TASK DESCRIPTION:
Extract only the lines from the start of the entries below to the line with "const w = 1165, h = 614;", inclusive; omit every picture.

Source code of charts:
◆ ◆ ◆ ◆ ◆ ◆ ◆

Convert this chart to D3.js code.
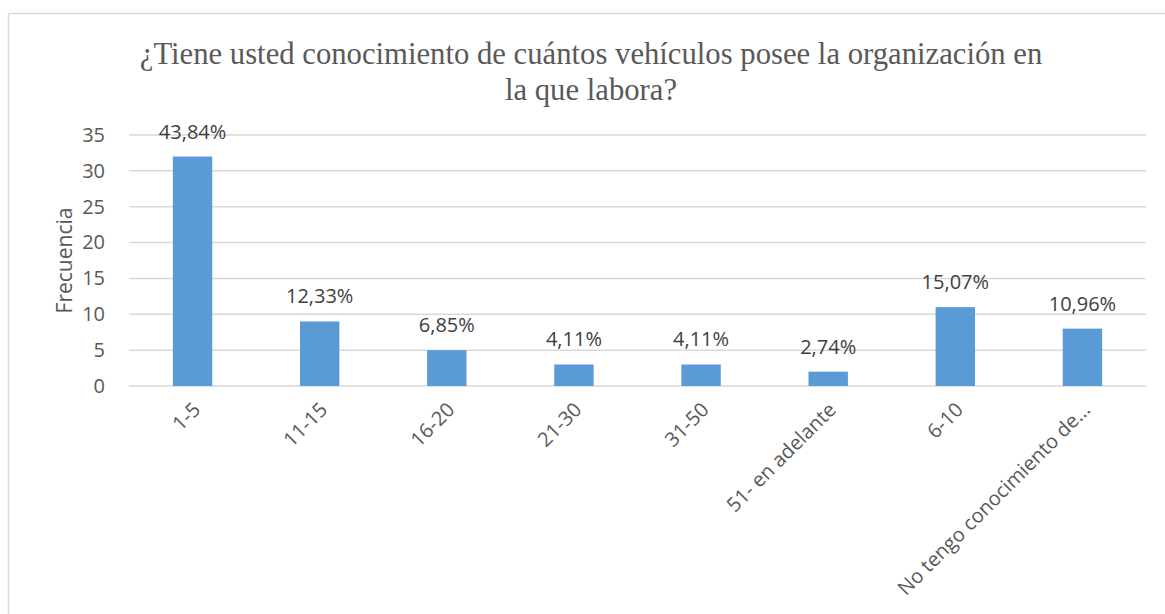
<!DOCTYPE html>
<html>
<head>
<meta charset="utf-8">
<script src="https://cdn.jsdelivr.net/npm/d3@7"></script>
<style>
  body { margin: 0; background: #fff; }
  #canvas { width: 1165px; height: 614px; }
</style>
</head>
<body>
<div id="canvas"></div>
<script>
const w = 1165, h = 614;

const categories = ["1-5", "11-15", "16-20", "21-30", "31-50", "51- en adelante", "6-10", "No tengo conocimiento de..."];
const values = [32, 9, 5, 3, 3, 2, 11, 8];
const percents = ["43,84%", "12,33%", "6,85%", "4,11%", "4,11%", "2,74%", "15,07%", "10,96%"];
const yTicks = [0, 5, 10, 15, 20, 25, 30, 35];

const margin = {left: 129, right: 19, top: 135, bottom: 228};

let svg = d3.select("#canvas")
    .append("svg")
        .attr("width", w)
        .attr("height", h)
        .attr("viewBox", [0, 0, w, h]);

// chart frame (only top and left edges are visible)
svg.append("line")
    .attr("x1", 8.5).attr("y1", 13.5).attr("x2", w).attr("y2", 13.5)
    .attr("stroke", "#d9d9d9").attr("stroke-width", 1.5);
svg.append("line")
    .attr("x1", 8.5).attr("y1", 13.5).attr("x2", 8.5).attr("y2", h)
    .attr("stroke", "#d9d9d9").attr("stroke-width", 1.5);

let x = d3.scaleBand()
    .domain(categories)
    .range([margin.left, w - margin.right])
    .paddingInner(0.69)
    .paddingOuter(0.345);

let y = d3.scaleLinear()
    .domain([0, 35])
    .range([h - margin.bottom, margin.top]);

// gridlines
svg.append("g")
    .selectAll("line")
    .data(yTicks)
    .enter().append("line")
        .attr("x1", margin.left)
        .attr("x2", w - margin.right)
        .attr("y1", d => y(d))
        .attr("y2", d => y(d))
        .attr("stroke", "#d9d9d9")
        .attr("stroke-width", 1.5);

// y axis labels
let yAxis = d3.axisLeft(y)
    .tickValues(yTicks)
    .tickSize(0)
    .tickPadding(24);
let gY = svg.append("g")
    .attr("transform", "translate(" + margin.left + ",0)")
    .call(yAxis);
gY.select(".domain").remove();
gY.selectAll("text")
    .attr("fill", "#595959")
    .attr("font-family", "Open Sans, sans-serif")
    .attr("font-size", 20);

// bars
svg.append("g")
    .selectAll("rect")
    .data(values)
    .enter().append("rect")
        .attr("x", (d, i) => x(categories[i]))
        .attr("y", d => y(d))
        .attr("width", x.bandwidth())
        .attr("height", d => y(0) - y(d))
        .attr("fill", "#5b9bd5");

// data labels
svg.append("g")
    .selectAll("text")
    .data(values)
    .enter().append("text")
        .attr("x", (d, i) => x(categories[i]) + x.bandwidth() / 2)
        .attr("y", d => y(d) - 18)
        .attr("text-anchor", "middle")
        .attr("fill", "#404040")
        .attr("font-family", "Open Sans, sans-serif")
        .attr("font-size", 20)
        .text((d, i) => percents[i]);

// x axis labels
let xAxis = d3.axisBottom(x).tickSize(0).tickPadding(0);
let gX = svg.append("g")
    .attr("transform", "translate(0," + y(0) + ")")
    .call(xAxis);
gX.select(".domain").remove();
gX.selectAll("text")
    .attr("fill", "#595959")
    .attr("font-family", "Open Sans, sans-serif")
    .attr("font-size", 20)
    .attr("text-anchor", "end")
    .attr("dy", null)
    .attr("y", null)
    .attr("transform", "translate(9,25) rotate(-45)");

// y axis title
svg.append("text")
    .attr("transform", "translate(72," + ((y(0) + y(35)) / 2) + ") rotate(-90)")
    .attr("text-anchor", "middle")
    .attr("fill", "#595959")
    .attr("font-family", "Open Sans, sans-serif")
    .attr("font-size", 21)
    .text("Frecuencia");

// title
const titleLines = ["¿Tiene usted conocimiento de cuántos vehículos posee la organización en", "la que labora?"];
svg.append("g")
    .selectAll("text")
    .data(titleLines)
    .enter().append("text")
        .attr("x", 591)
        .attr("y", (d, i) => 64 + i * 36)
        .attr("text-anchor", "middle")
        .attr("fill", "#595959")
        .attr("font-family", "Liberation Serif, Times New Roman, serif")
        .attr("font-size", 30.7)
        .text(d => d);
</script>
</body>
</html>
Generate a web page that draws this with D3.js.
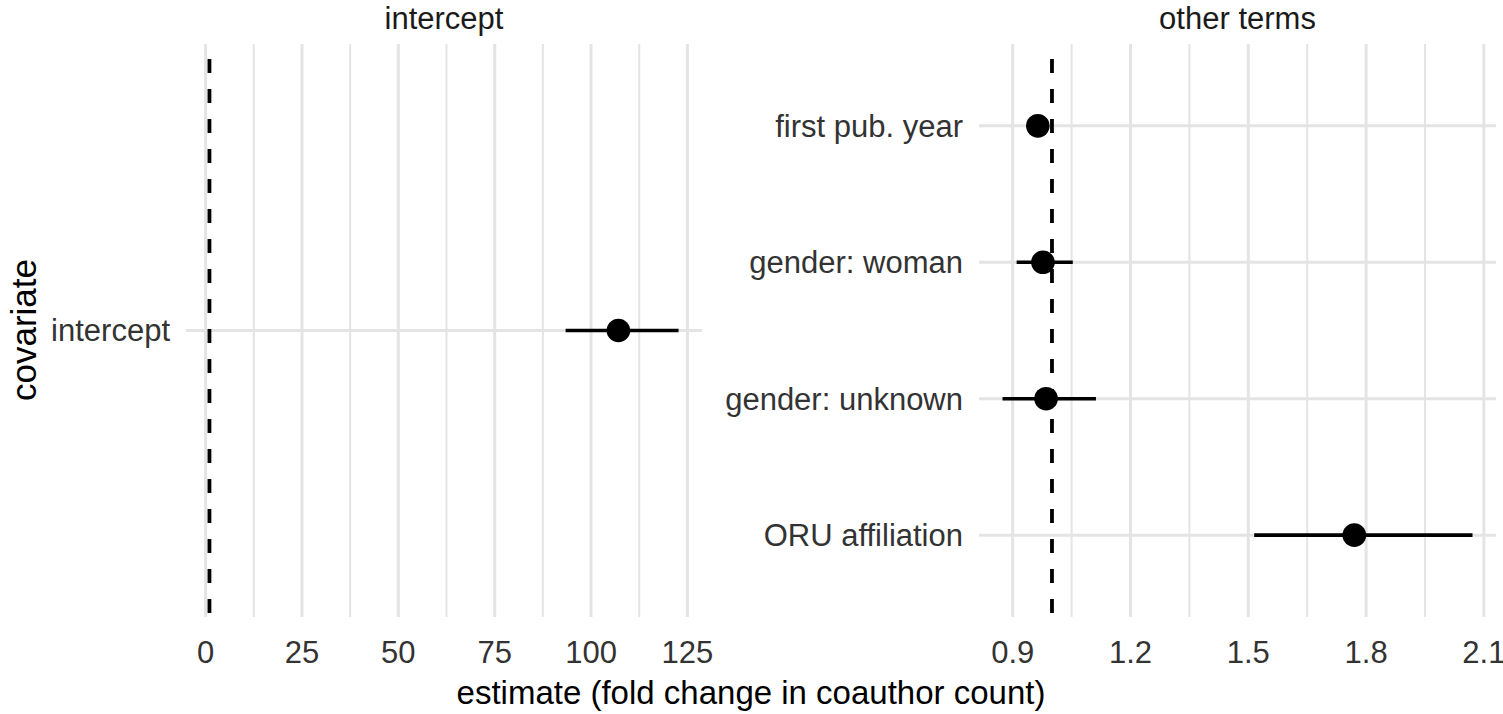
<!DOCTYPE html>
<html>
<head>
<meta charset="utf-8">
<script src="https://cdn.jsdelivr.net/npm/d3@7"></script>
<style>
  html, body { margin: 0; padding: 0; background: #ffffff; }
  svg { display: block; font-family: "Liberation Sans", Arial, sans-serif; }
</style>
</head>
<body>
<svg id="chart" width="1503" height="714"></svg>
<script>
// ---- data ----
const panelTitles = ["intercept", "other terms"];
const interceptTerms = ["intercept"];
const interceptEstimate = [107.1];
const interceptLower = [93.4];
const interceptUpper = [122.7];

const otherTerms = ["first pub. year", "gender: woman", "gender: unknown", "ORU affiliation"];
const otherEstimate = [0.964, 0.977, 0.985, 1.770];
const otherLower = [0.952, 0.910, 0.874, 1.515];
const otherUpper = [0.976, 1.053, 1.112, 2.071];

const interceptTicks = [0, 25, 50, 75, 100, 125];
const otherTicks = [0.9, 1.2, 1.5, 1.8, 2.1];
const referenceValue = [1];

const xTitle = "estimate (fold change in coauthor count)";
const yTitle = "covariate";

// ---- layout ----
const svg = d3.select("#chart");
const panelTop = 44, panelBottom = 617;
const panels = [
  { title: panelTitles[0], left: 186, right: 702, terms: interceptTerms,
    est: interceptEstimate, lo: interceptLower, hi: interceptUpper, ticks: interceptTicks, dec: 0 },
  { title: panelTitles[1], left: 979, right: 1496, terms: otherTerms,
    est: otherEstimate, lo: otherLower, hi: otherUpper, ticks: otherTicks, dec: 1 }
];

const gridColor = "#e4e4e4";
const tickFont = 31;

panels.forEach(p => {
  // ggplot-like 5% expansion on data incl. reference line
  const ext = d3.extent([...p.lo, ...p.hi, ...referenceValue]);
  const pad = (ext[1] - ext[0]) * 0.05;
  const x = d3.scaleLinear().domain([ext[0] - pad, ext[1] + pad]).range([p.left, p.right]);
  const y = d3.scalePoint().domain(p.terms).range([panelTop, panelBottom]).padding(0.6);

  const g = svg.append("g");

  // minor gridlines
  const step = p.ticks[1] - p.ticks[0];
  const minor = [];
  for (let i = 0; i < p.ticks.length - 1; i++) minor.push(p.ticks[i] + step / 2);
  [p.ticks[0] - step / 2, p.ticks[p.ticks.length - 1] + step / 2].forEach(v => {
    if (v >= x.domain()[0] && v <= x.domain()[1]) minor.push(v);
  });
  g.selectAll(".minor").data(minor).join("line")
    .attr("x1", d => x(d)).attr("x2", d => x(d))
    .attr("y1", panelTop).attr("y2", panelBottom)
    .attr("stroke", gridColor).attr("stroke-width", 2);

  // major vertical gridlines
  g.selectAll(".major").data(p.ticks).join("line")
    .attr("x1", d => x(d)).attr("x2", d => x(d))
    .attr("y1", panelTop).attr("y2", panelBottom)
    .attr("stroke", gridColor).attr("stroke-width", 3);

  // horizontal gridlines
  g.selectAll(".hgrid").data(p.terms).join("line")
    .attr("x1", p.left).attr("x2", p.right)
    .attr("y1", d => y(d)).attr("y2", d => y(d))
    .attr("stroke", gridColor).attr("stroke-width", 3);

  // reference dashed line
  g.selectAll(".ref").data(referenceValue).join("line")
    .attr("x1", d => x(d)).attr("x2", d => x(d))
    .attr("y1", panelTop).attr("y2", panelBottom)
    .attr("stroke", "#000").attr("stroke-width", 3.8)
    .attr("stroke-dasharray", "14 16").attr("stroke-dashoffset", 15);

  // error bars
  g.selectAll(".err").data(p.terms).join("line")
    .attr("x1", (d, i) => x(p.lo[i])).attr("x2", (d, i) => x(p.hi[i]))
    .attr("y1", d => y(d)).attr("y2", d => y(d))
    .attr("stroke", "#000").attr("stroke-width", 3.6);

  // points
  g.selectAll(".pt").data(p.terms).join("circle")
    .attr("cx", (d, i) => x(p.est[i])).attr("cy", d => y(d))
    .attr("r", 11.8).attr("fill", "#000");

  // x tick labels
  g.selectAll(".xt").data(p.ticks).join("text")
    .attr("x", d => x(d)).attr("y", 663)
    .attr("text-anchor", "middle")
    .attr("font-size", tickFont).attr("fill", "#333")
    .text(d => d.toFixed(p.dec));

  // y tick labels
  g.selectAll(".yt").data(p.terms).join("text")
    .attr("x", p.left - 16).attr("y", d => y(d))
    .attr("dy", "0.35em")
    .attr("text-anchor", "end")
    .attr("font-size", tickFont).attr("fill", "#333")
    .text(d => d);

  // strip title
  g.append("text")
    .attr("x", (p.left + p.right) / 2).attr("y", 29)
    .attr("text-anchor", "middle")
    .attr("font-size", tickFont).attr("fill", "#1a1a1a")
    .text(p.title);
});

// axis titles
svg.append("text")
  .attr("x", 751).attr("y", 704)
  .attr("text-anchor", "middle")
  .attr("font-size", 33).attr("fill", "#000")
  .text(xTitle);

svg.append("text")
  .attr("transform", "translate(36,330) rotate(-90)")
  .attr("text-anchor", "middle")
  .attr("font-size", 35).attr("fill", "#000")
  .text(yTitle);
</script>
</body>
</html>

◆ ◆ ◆ ◆ ◆ ◆ ◆

ANSWER TO THIS PROBLEM:
Convert this chart to D3.js code.
<!DOCTYPE html>
<html>
<head>
<meta charset="utf-8">
<script src="https://cdn.jsdelivr.net/npm/d3@7"></script>
<style>
  body { margin: 0; background: #fff; }
  #canvas { width: 1165px; height: 614px; }
</style>
</head>
<body>
<div id="canvas"></div>
<script>
const w = 1165, h = 614;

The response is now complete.